L’indemnité de résiliation d’un contrat de location de matériel constitue une clause pénale
CA Versailles 13e ch. 15-9-2016 n° 14/07916
L'indemnité de résiliation d'un contrat de location de matériel, égale à la totalité des loyers restant à courir majorés des loyers échus impayés et des intérêts est une clause pénale manifestement excessive, compte tenu du préjudice réellement subi par le propriétaire.
Un contrat de location de matériel, portant notamment sur des terminaux mobiles de paiement par carte bleue, avait été conclu pour un loyer mensuel de 3 090 € HT et une durée de 55 mois. Il prévoyait une indemnité de résiliation égale à la totalité des loyers restant à courir majorés des loyers échus impayés et des intérêts à dater du jour de la résiliation.
Le locataire ayant résilié le contrat au bout de 18 mois, le bailleur lui avait réclamé une indemnité de 113 800 €.

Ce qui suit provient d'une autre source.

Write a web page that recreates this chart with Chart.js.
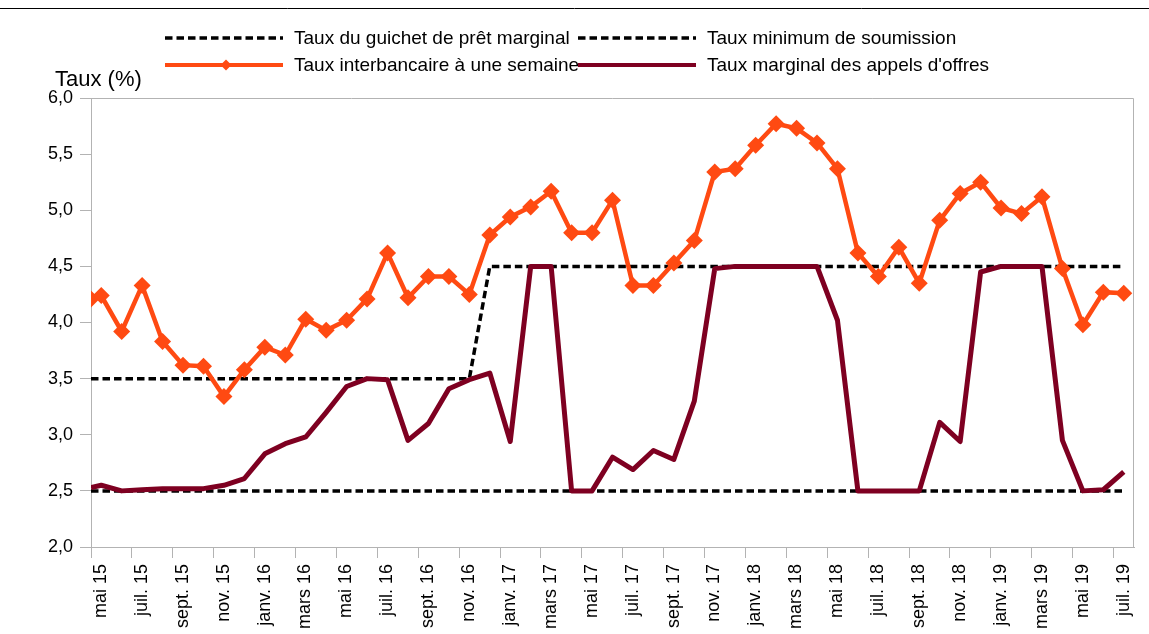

Après avoir rappelé que la disproportion manifeste de la clause pénale s'apprécie en comparant le montant de la peine conventionnellement fixé et celui du préjudice effectivement subi, la cour d'appel de Versailles a jugé que cette indemnité était manifestement excessive au regard du préjudice effectivement subi par le bailleur : ce dernier avait dépensé environ 150 000 € pour acheter le matériel et avait encaissé 55 620 € au titre des loyers, de sorte que l'exécution révélait un solde d'environ 94 350 € en sa défaveur ; la valeur de revente du matériel, qui n'avait été utilisé que 18 mois, était d'environ 69 000 € et le bailleur faisait valoir en vain qu'il ne l'avait pas récupéré, le défaut de récupération lui étant entièrement imputable.
Par suite, la cour a réduit l'indemnité à 50 000 €.
A noter : Le juge peut réviser le montant de la clause pénale s'il est manifestement excessif ou dérisoire (C. civ. art. 1152, al. 2 ancien ; désormais, art. 1231-5). La disproportion s'apprécie à la date où le juge statue (Cass. 1e civ. 19-3-1980 n° 78-13.151), au regard du préjudice subi par le bénéficiaire de la clause (Cass. com. 14-10-2008 n° 07-17.542), en fonction des circonstances. Par exemple, dans le cas d'un crédit-bail de matériel conclu pour cinq ans et résilié au bout d'une année, l'indemnité de résiliation fixée au montant des loyers à échoir a été jugée disproportionnée par rapport au préjudice subi par le crédit-bailleur auquel le matériel a été restitué (CA Paris 27-1-2015 n° 13/24781).
Une fois la disproportion établie, le juge fixe souverainement le montant de l'indemnité due sans être tenu de le limiter à celui du préjudice réellement subi (Cass. 1e civ. 8-6-2004 n° 00-15.497).
La décision commentée fournit une illustration de ces principes, qui ne sont pas remis en cause par la réforme du droit des contrats opérée par l'ordonnance 2016-131 du 10 février 2016.